Мы с Франческой делали японский фильм. Он очень коротенький, идет полторы минуты. Я хочу рассказать один эпизод, связанный с Франческой, который у меня даже записан, потому что это для меня очень важный разговор о том, что происходит сегодня. Не только в творческой среде. Я говорю о том, что происходит сегодня в жизни.

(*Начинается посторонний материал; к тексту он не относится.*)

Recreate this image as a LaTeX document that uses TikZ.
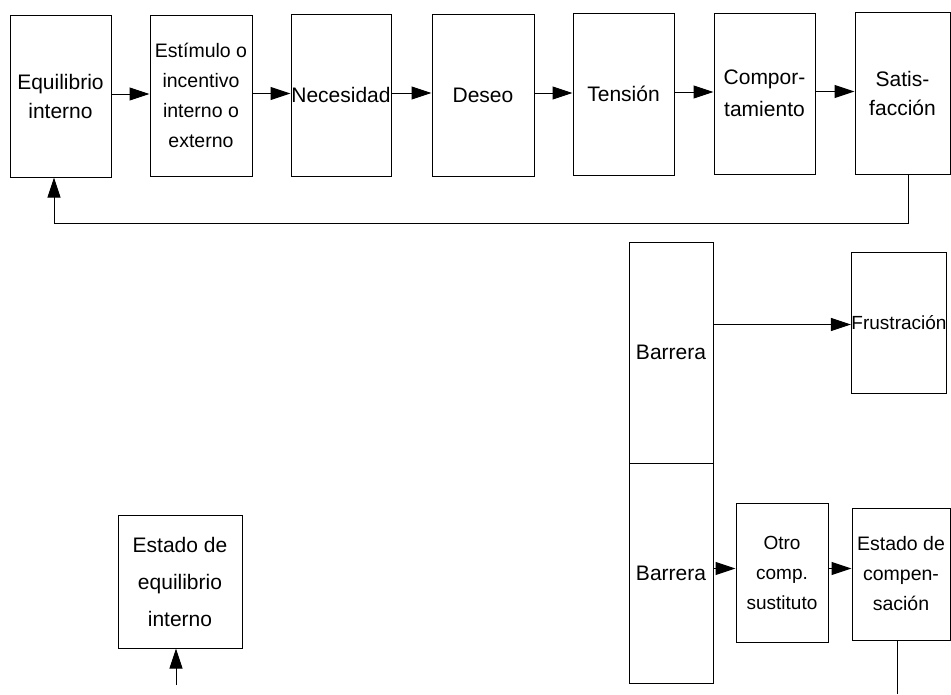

„Позвонила Франческа и сказала, что нашла на дороге умирающего зяблика, самку. Рядом, — рассказала она, — сидел неподвижно самец, вытаращив глаза, смотрел на умирающую подругу“. Франческа подняла птичку, увидела на ее тонкой шейке следы зубов, очевидно кошачьих. Самец остался неподвижен. Франческа взяла его в другую ладонь и так стояла некоторое время. Самец не улетал, смотрел и ждал, наверное, чуда оживления, но чуда не произошло, птичка умерла. Франческа посадила самца на дерево, он по-прежнему был в шоке и ждал, потом улетел. Мы все время ищем превосходства, превосходства в почестях, в деньгах, во власти, в галстуке, в костюме, в инкрустированном столике, превосходства над деревом, цветущим лугом, рекой, это так. Иначе зачем мы упорно и безразлично поганим пространство, да потому что власти хотим, даже в том, как бьем всласть пивные бутылки, забиваем леса полиэтиленом. Жаждем превосходства и над зверьем, думая, что довольство собой, оно, зверье, не чувствует, не умеет любить, не переживает и не оплакивает потерю близких. А вот у этого зяблика билось в его груди крохотное его сердечко, билось и замирало до полуобморочного состояния, он сам едва ли не умирал, созерцая смерть подруги, не будучи в силах ей помочь. Когда отношение к искусству по силе чувств будет равно переживаниям, вместившимся в маленьком сердечке неведомой нам пичужки, мы можем рассчитывать на правдивый результат, тогда мы забудем о мнимостях успеха, наград, останется одно — оживить вымысел».
ИА: Мне хочется поддержать вас вашими же словами. Вы пишете в конце автобиографии, что все мировое искусство имеет смысл, если оно открывает в наших душах любовь. И это так и есть.